Customer service: Call and talk to a human. Walk into a branch. Real help when you need it.
Zero expense ratio funds: Fidelity ZERO funds have no expense ratio. You can build a complete portfolio for literally $0 in ongoing fees.
Stability: Fidelity manages $11 trillion+ in assets. They’re not going anywhere. Your investment platform shouldn’t be a startup risk.
Interface is dated: The mobile app has improved but still looks like it was designed for people who think “app” means “application.” Less intuitive than Robinhood.
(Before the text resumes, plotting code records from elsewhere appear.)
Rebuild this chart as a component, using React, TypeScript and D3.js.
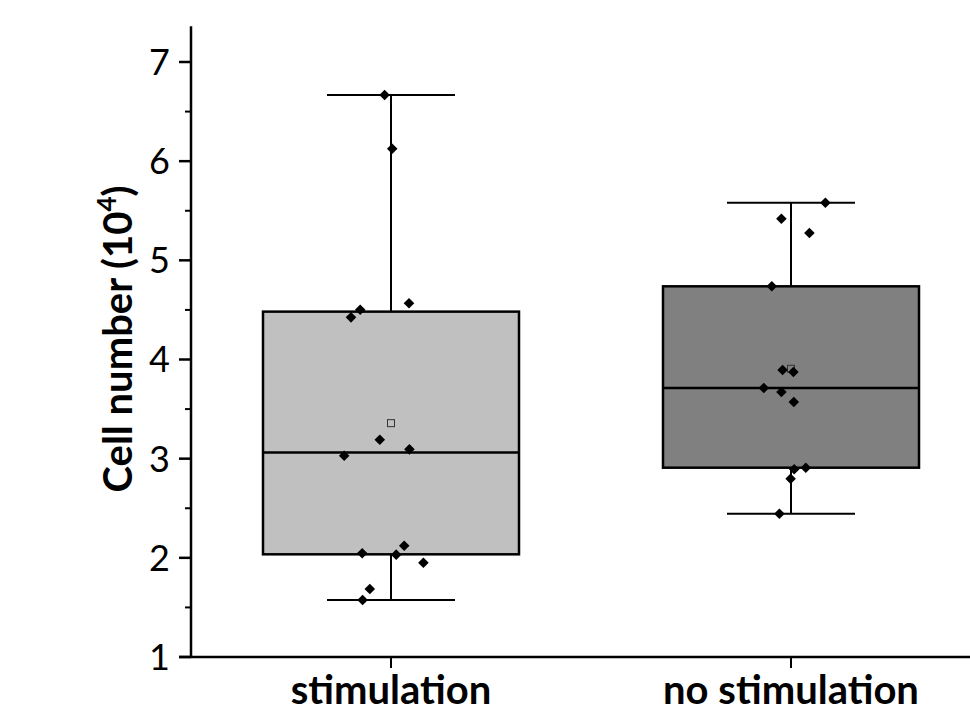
import React, { useEffect, useRef } from "react";
import * as d3 from "d3";

const categories = ["stimulation", "no stimulation"];

// cell numbers (x10^4)
const stimValues = [
  6.667, 6.126, 4.425, 4.502, 4.567, 3.191, 3.094, 3.03, 2.046, 2.122, 2.032,
  1.951, 1.686, 1.575,
];
// horizontal jitter of each point, in category units
const stimJitter = [
  -0.016, 0.003, -0.1, -0.077, 0.045, -0.028, 0.046, -0.117, -0.072, 0.033,
  0.013, 0.081, -0.053, -0.071,
];

const noStimValues = [
  5.581, 5.42, 5.275, 4.738, 3.894, 3.874, 3.713, 3.672, 3.571, 2.893, 2.909,
  2.798, 2.445,
];
const noStimJitter = [
  0.086, -0.024, 0.046, -0.048, -0.021, 0.006, -0.068, -0.024, 0.007, 0.008,
  0.037, -0.001, -0.029,
];

const boxColors = ["#c0c0c0", "#808080"];
const yTicks = [1, 2, 3, 4, 5, 6, 7];
const yMinorTicks = [1.5, 2.5, 3.5, 4.5, 5.5, 6.5];

const W = 970;
const H = 713;
const FONT = "Lato, 'Open Sans', sans-serif";

const App: React.FC = () => {
  const svgRef = useRef<SVGSVGElement>(null);

  useEffect(() => {
    const svg = d3.select(svgRef.current);
    svg.selectAll("*").remove();

    const x = d3.scaleLinear().domain([0.5, 2.5]).range([191, 991]);
    const y = d3.scaleLinear().domain([1, 7.36]).range([657, 26.3]);

    const groups = [
      { name: categories[0], values: stimValues, jitter: stimJitter, color: boxColors[0] },
      { name: categories[1], values: noStimValues, jitter: noStimJitter, color: boxColors[1] },
    ];

    const boxHalf = 0.32;
    const capHalf = 0.16;

    groups.forEach((g, i) => {
      const pos = i + 1;
      const sorted = [...g.values].sort(d3.ascending);
      const q1 = d3.quantile(sorted, 0.25)!;
      const med = d3.quantile(sorted, 0.5)!;
      const q3 = d3.quantile(sorted, 0.75)!;
      const lo = d3.min(sorted)!;
      const hi = d3.max(sorted)!;
      const mean = d3.mean(sorted)!;

      const gg = svg.append("g");
      // whiskers
      gg.append("line")
        .attr("x1", x(pos)).attr("x2", x(pos))
        .attr("y1", y(hi)).attr("y2", y(q3))
        .attr("stroke", "#000").attr("stroke-width", 2);
      gg.append("line")
        .attr("x1", x(pos)).attr("x2", x(pos))
        .attr("y1", y(q1)).attr("y2", y(lo))
        .attr("stroke", "#000").attr("stroke-width", 2);
      [hi, lo].forEach((v) => {
        gg.append("line")
          .attr("x1", x(pos - capHalf)).attr("x2", x(pos + capHalf))
          .attr("y1", y(v)).attr("y2", y(v))
          .attr("stroke", "#000").attr("stroke-width", 2);
      });
      // box
      gg.append("rect")
        .attr("x", x(pos - boxHalf))
        .attr("y", y(q3))
        .attr("width", x(pos + boxHalf) - x(pos - boxHalf))
        .attr("height", y(q1) - y(q3))
        .attr("fill", g.color)
        .attr("stroke", "#000")
        .attr("stroke-width", 2.5);
      gg.append("line")
        .attr("x1", x(pos - boxHalf)).attr("x2", x(pos + boxHalf))
        .attr("y1", y(med)).attr("y2", y(med))
        .attr("stroke", "#000").attr("stroke-width", 2.5);
      // mean
      gg.append("rect")
        .attr("x", x(pos) - 3.5).attr("y", y(mean) - 3.5)
        .attr("width", 7).attr("height", 7)
        .attr("fill", "none").attr("stroke", "#333").attr("stroke-width", 1);
      // points
      const sym = d3.symbol(d3.symbolSquare, 56);
      gg.selectAll("path.pt")
        .data(g.values)
        .join("path")
        .attr("class", "pt")
        .attr("d", sym()!)
        .attr("fill", "#000")
        .attr("transform", (d, j) => `translate(${x(pos + g.jitter[j])},${y(d)}) rotate(45)`);
    });

    // y axis
    const ax = svg.append("g");
    ax.append("line")
      .attr("x1", 191).attr("x2", 191)
      .attr("y1", y(7.36)).attr("y2", y(1))
      .attr("stroke", "#000").attr("stroke-width", 2.5);
    yTicks.forEach((t) => {
      ax.append("line")
        .attr("x1", 179).attr("x2", 191)
        .attr("y1", y(t)).attr("y2", y(t))
        .attr("stroke", "#000").attr("stroke-width", 2.5);
      ax.append("text")
        .attr("x", 170).attr("y", y(t))
        .attr("dy", "0.36em")
        .attr("text-anchor", "end")
        .attr("font-family", FONT)
        .attr("font-size", 36)
        .text(t);
    });
    yMinorTicks.forEach((t) => {
      ax.append("line")
        .attr("x1", 185).attr("x2", 191)
        .attr("y1", y(t)).attr("y2", y(t))
        .attr("stroke", "#000").attr("stroke-width", 2);
    });

    // x axis
    ax.append("line")
      .attr("x1", 179).attr("x2", W)
      .attr("y1", y(1)).attr("y2", y(1))
      .attr("stroke", "#000").attr("stroke-width", 2.5);
    categories.forEach((c, i) => {
      ax.append("line")
        .attr("x1", x(i + 1)).attr("x2", x(i + 1))
        .attr("y1", y(1)).attr("y2", y(1) + 11)
        .attr("stroke", "#000").attr("stroke-width", 2);
      ax.append("text")
        .attr("x", x(i + 1)).attr("y", 704)
        .attr("text-anchor", "middle")
        .attr("font-family", FONT)
        .attr("font-weight", "bold")
        .attr("font-size", 40)
        .text(c);
    });

    // y label
    const lab = svg.append("text")
      .attr("transform", "translate(132,339) rotate(-90)")
      .attr("text-anchor", "middle")
      .attr("font-family", FONT)
      .attr("font-weight", "bold")
      .attr("font-size", 40);
    lab.append("tspan").text("Cell number (10");
    lab.append("tspan").attr("dy", -16).attr("font-size", 26).text("4");
    lab.append("tspan").attr("dy", 16).text(")");
  }, []);

  return (
    <div style={{ position: "absolute", left: 0, top: 0 }}>
      <svg ref={svgRef} width={W} height={H} style={{ display: "block", background: "#fff" }} />
    </div>
  );
};

export default App;
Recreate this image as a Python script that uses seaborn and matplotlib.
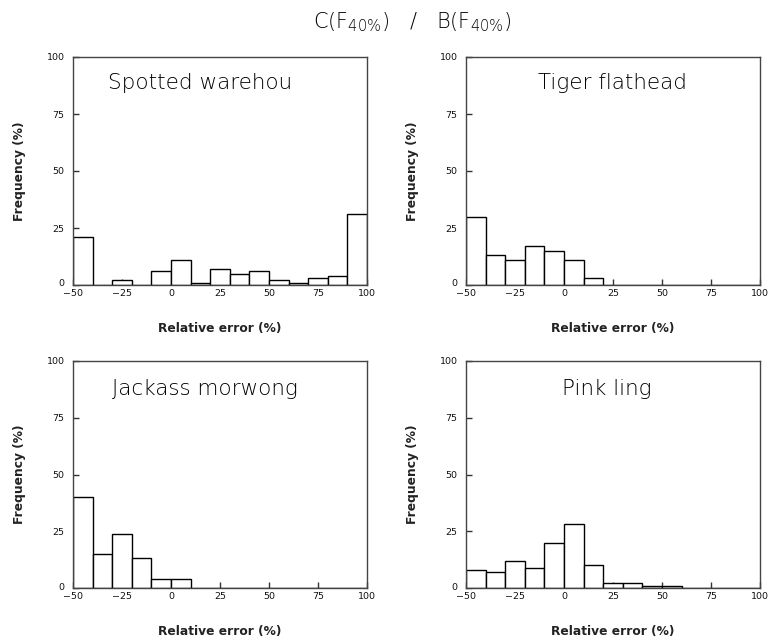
import numpy as np
import matplotlib
matplotlib.use("Agg")
import matplotlib.pyplot as plt
import matplotlib.transforms as mtransforms
import seaborn as sns

sns.set_theme(style="white")
plt.rcParams['font.family'] = ['DejaVu Sans']
# subscripts in the heading use the same thin face as the rest of it
plt.rcParams['mathtext.fontset'] = 'custom'
plt.rcParams['mathtext.rm'] = 'DejaVu Sans:light'
plt.rcParams['mathtext.it'] = 'DejaVu Sans:light'
plt.rcParams['mathtext.bf'] = 'DejaVu Sans:light'
plt.rcParams['mathtext.default'] = 'rm'

# Relative error bins (%), 10-unit wide from -50 to 100
bin_edges = [-50, -40, -30, -20, -10, 0, 10, 20, 30, 40, 50, 60, 70, 80, 90, 100]
bin_centres = [-45, -35, -25, -15, -5, 5, 15, 25, 35, 45, 55, 65, 75, 85, 95]

species = ["Spotted warehou", "Tiger flathead", "Jackass morwong", "Pink ling"]

# Frequency (%) per bin for each species
spotted_warehou = [21, 0, 2, 0, 6, 11, 1, 7, 5, 6, 2, 1, 3, 4, 31]
tiger_flathead = [30, 13, 11, 17, 15, 11, 3, 0, 0, 0, 0, 0, 0, 0, 0]
jackass_morwong = [40, 15, 24, 13, 4, 4, 0, 0, 0, 0, 0, 0, 0, 0, 0]
pink_ling = [8, 7, 12, 9, 20, 28, 10, 2, 2, 1, 1, 0, 0, 0, 0]

frequencies = [spotted_warehou, tiger_flathead, jackass_morwong, pink_ling]

x_ticks = [-50, -25, 0, 25, 50, 75, 100]
y_ticks = [0, 25, 50, 75, 100]

title_x = [0.432, 0.497, 0.449, 0.480]
title_y = [0.888, 0.888, 0.877, 0.877]

W, H = 770, 641
fig = plt.figure(figsize=(W / 100, H / 100), dpi=100)

# axes boxes in pixels: (left, top, right, bottom)
boxes = [(73, 57, 367, 285), (466, 57, 760, 285),
         (73, 361, 367, 588), (466, 361, 760, 588)]

for i, (name, freq) in enumerate(zip(species, frequencies)):
    l, t, r, b = boxes[i]
    ax = fig.add_axes([l / W, 1 - b / H, (r - l) / W, (b - t) / H])
    sns.histplot(x=bin_centres, weights=freq, bins=bin_edges, ax=ax,
                 color="white", edgecolor="black", linewidth=1.0, alpha=1.0)
    ax.set_xlim(-50, 100)
    ax.set_ylim(0, 100)
    ax.set_xticks(x_ticks)
    ax.set_yticks(y_ticks)
    ax.tick_params(direction="in", length=4, width=1, color="#333333",
                   labelsize=6.8, labelcolor="#111111",
                   bottom=True, left=True, top=False, right=False)
    ax.tick_params(axis="y", pad=6)
    ax.tick_params(axis="x", pad=3)
    # lift the zero label on the y axis a little clear of the x labels
    zero_lab = ax.get_yticklabels()[0]
    zero_lab.set_transform(zero_lab.get_transform() +
                           mtransforms.ScaledTranslation(0, 2 / 100, fig.dpi_scale_trans))
    for s in ax.spines.values():
        s.set_color("#444444")
        s.set_linewidth(1.0)
    ax.set_xlabel("Relative error (%)", fontsize=8.8, fontweight="bold",
                  labelpad=17, color="#222222")
    ax.set_ylabel("Frequency (%)", fontsize=8.8, fontweight="bold",
                  labelpad=15, color="#222222")
    ax.text(title_x[i], title_y[i], name, transform=ax.transAxes,
            ha="center", va="center", fontsize=15.5, fontweight="light",
            color="black")

fig.text(412 / W, 1 - 22 / H, r"C(F$_{40\%}$)   /   B(F$_{40\%}$)",
         ha="center", va="center", fontsize=15, fontweight="light",
         color="black")

fig.savefig("out.png", dpi=100, facecolor="white")
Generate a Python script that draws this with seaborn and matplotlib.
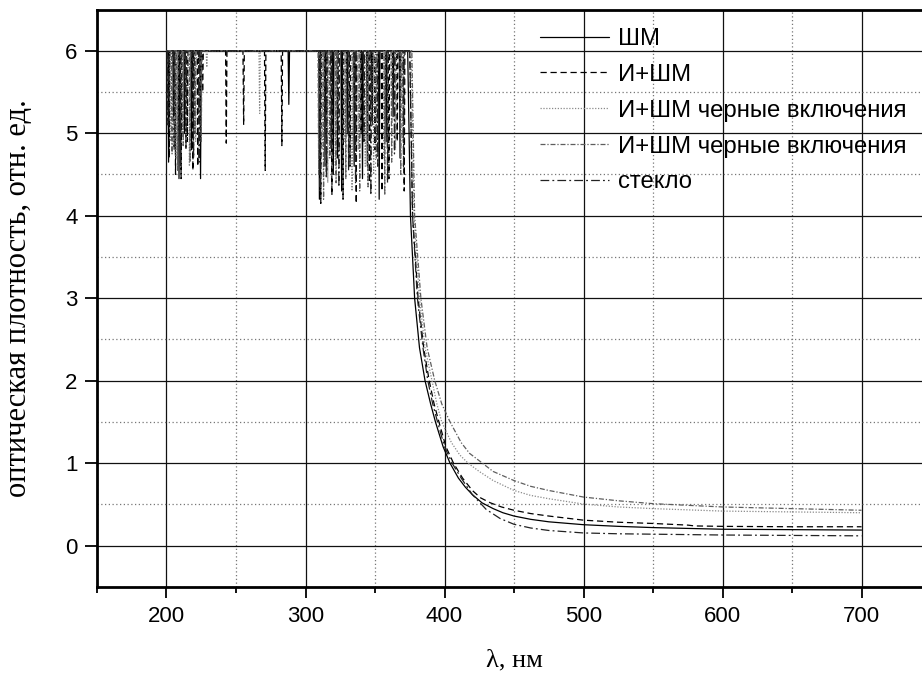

Can feel overwhelming: So many options that beginners might feel lost. Where do I click? What should I buy? Robinhood’s simplicity has advantages here.
No fractional shares on all securities: Fractional shares work on most stocks but not all. Minor issue, but Robinhood does this better.
If you’re starting from zero, here’s the honest framework:
If you’ve been meaning to invest for years and haven’t, Robinhood’s simplicity might get you over the hump. Starting is more important than optimizing.
Use it to: Buy your first shares of a simple ETF (like VTI or VOO). Learn the mechanics. Get comfortable.
Don’t use it for: Your entire financial life. Frequent trading. Options unless you really know what you’re doing.
Exit plan: Once you have $5,000+, consider moving to Fidelity for the better tools and service.
If you can handle slightly more friction, start with Fidelity and skip the transfer later.
Setup approach:
Fidelity’s target-date funds (like Fidelity Freedom Index 2055) handle asset allocation automatically. Pick one based on your retirement year and done.
This is boring. It also works. Twenty years of doing this builds real wealth.
Both are members of SIPC (Securities Investor Protection Corporation), which protects up to $500,000 in securities if the brokerage fails.
Both use standard encryption and security practices.
Fidelity’s longer track record and size provides additional implicit security. They’ve been around since 1946. Robinhood launched in 2013.
Already on Robinhood and wondering if you should switch?
Stay if: You have under $5,000, you’re not doing anything weird, and the convenience keeps you engaged.
Switch if: You have substantial assets, you want retirement accounts, you want better customer service, or you’ve noticed yourself trading too much.
Transfer process takes 5-7 business days. Fidelity covers the transfer fee for accounts over $25,000.
Neither platform can:
The platform is the least important part of investing. Contribution rate and holding period matter infinitely more.
A person who invests $500/month in Robinhood and holds for 20 years will do better than someone who invests $100/month in Fidelity and checks daily.
Choose the platform that makes consistent, boring investing easier for you specifically.
Fidelity is the better platform for serious long-term investing. Better tools, better service, better retirement options, more stable company.
Robinhood is easier to start with. If that friction reduction gets you investing when you otherwise wouldn’t, it has value.
For most beginners, I’d recommend: try Fidelity first. If the interface stops you from starting, Robinhood gets you in the game, and you can transfer later.
The goal is consistent investing over decades, not picking the perfect platform. Either works if you use it right.
Used both platforms for 5 years. Holdings in both, primarily Fidelity for retirement accounts. Not investment advice.